Cependant, le film ne porte jamais un jugement moral explicite et se déploie dans toutes les directions. Il s’en dégage un véritable vide moral où les notions de bien et de mal n’existent pas. Nymphomaniac pourrait être un exemple parfait d’amoralité si ce n’est que certaines scènes sont proprement immorales, c’est-à-dire qu’elles sont construites en opposition à la morale traditionnelle judéo-chrétienne. Néanmoins, le propos général du film tend à exposer aux spectateurs une éthique où l’amoralité incarne la valeur absolue. Celle-ci est personnifiée par Seligman qui affirme ne croire « Ni en Dieu ni au Sexe » et qui cherche à prouver que Joe n’est pas une mauvaise personne malgré ses penchants sexuels particuliers. En outre, cette vision amorale permet d’insérer des scènes comiques là où on ne s’y attend pas.

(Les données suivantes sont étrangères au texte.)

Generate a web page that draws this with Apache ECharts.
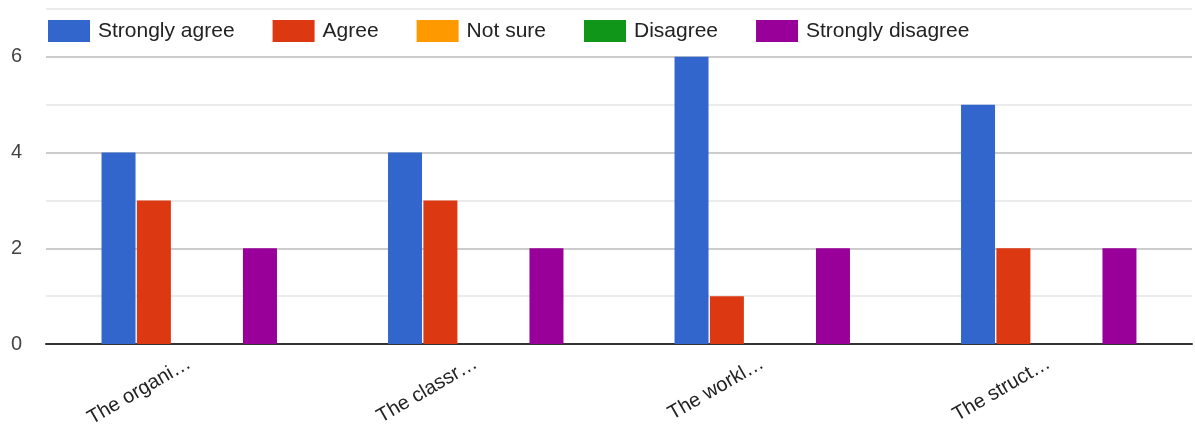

Par exemple, dans la première partie, Joe reçoit la visite de Mrs H, la femme d’un de ses amants. Femme meurtrie et blessée par le comportement de son mari, elle est venue accompagnée de ses enfants afin qu’ils puissent contempler « le lit du vice » où l’adultère a été commis. Malgré la violence de cette scène et le désespoir qui perce dans les yeux de cette femme, le spectateur ne peut s’empêcher de rire du fait du contraste entre l’absence totale de réaction de Joe, l’incompréhension des enfants et la gêne du mari. Tout autre cinéaste que Lars von Trier en aurait fait quelque chose de tragique tandis que lui prend le parti d’en rire.  Enfin, le film se permet également d’être parfois contemplatif. Ici, la poésie découle directement de la nature qui apparaît comme un havre de paix, le seul lieu où Joe peut se ressourcer. L’ombre de Rousseau et de ses rêveries solitaires semblent planer autour de certains passages. Ainsi, dans la deuxième partie, Joe totalement désespérée cherche une échappatoire dans la forêt et se trouve face à son « soul-tree ». En effet, Lars von Trier développe un concept selon lequel chaque âme d’un individu est reliée à un arbre. L’arbre de Joe est évidemment torturé et divisé en deux. Ces moments poétiques sont toujours accompagnés d’une profonde mélancolie.

L’ombre de Rousseau et de ses rêveries solitaires semblent planer autour de certains passages

Vénéneuse mélancolie

Et cette mélancolie vénéneuse est peut-être ce que ce film a de plus emblématique. Autant la première partie a un aspect burlesque par ses analogies cocasses et des scènes décalées, autant la deuxième illustre le calvaire presque christique de Joe. Bien plus sombre, nous découvrons Joe aux prises avec ses démons et elle porte les stigmates de ses expériences sexuelles. Les interruptions de Seligman qui faisaient la fraîcheur de la première partie se font moins fréquentes et un chapitre entier est consacré à la souffrance. Lars von Trier en fait un film très personnel avec des allusions au discours choquant qu’il a pu tenir à Cannes. Par exemple, durant une scène, il fait dire à Joe que lorsque la société supprime un mot, c’est un élément de pensée qui se perd. Le film peut être vu comme une œuvre désabusée devant notre société bienpensante où le politiquement correct règne en maître. Enfin, chose la plus surprenante qui soit, nous assistons dans les cinq dernières secondes du film à un coup d’éclat sinistre. Le cinéaste nous offre un véritable renversement des valeurs qu’il déploie au cours de son long-métrage à travers la fin la plus choquante qui soit. Il n’hésite pas à lacérer ce qu’il a construit en faisant apparaître une faiblesse bien trop humaine chez Seligman. Celle-ci arrive à remettre en question l’ensemble de ce qui a été projeté en faisant douter le spectateur sur le message que véhicule l’oeuvre. Un final noir et cynique tendant à démontrer que nous sommes à jamais prisonnier de nos instincts.

 A travers ce film, Lars von Trier semble prendre plaisir à jouer avec la transgression. Il joue sans cesse avec son spectateur, sur ses désirs, ses aspirations et ses craintes. On ne peut qu’en sortir détruit et revitalisé. Quoi qu’il en soit, Nymphomaniac a le mérite de proposer autre chose que les éternels poncifs du genre.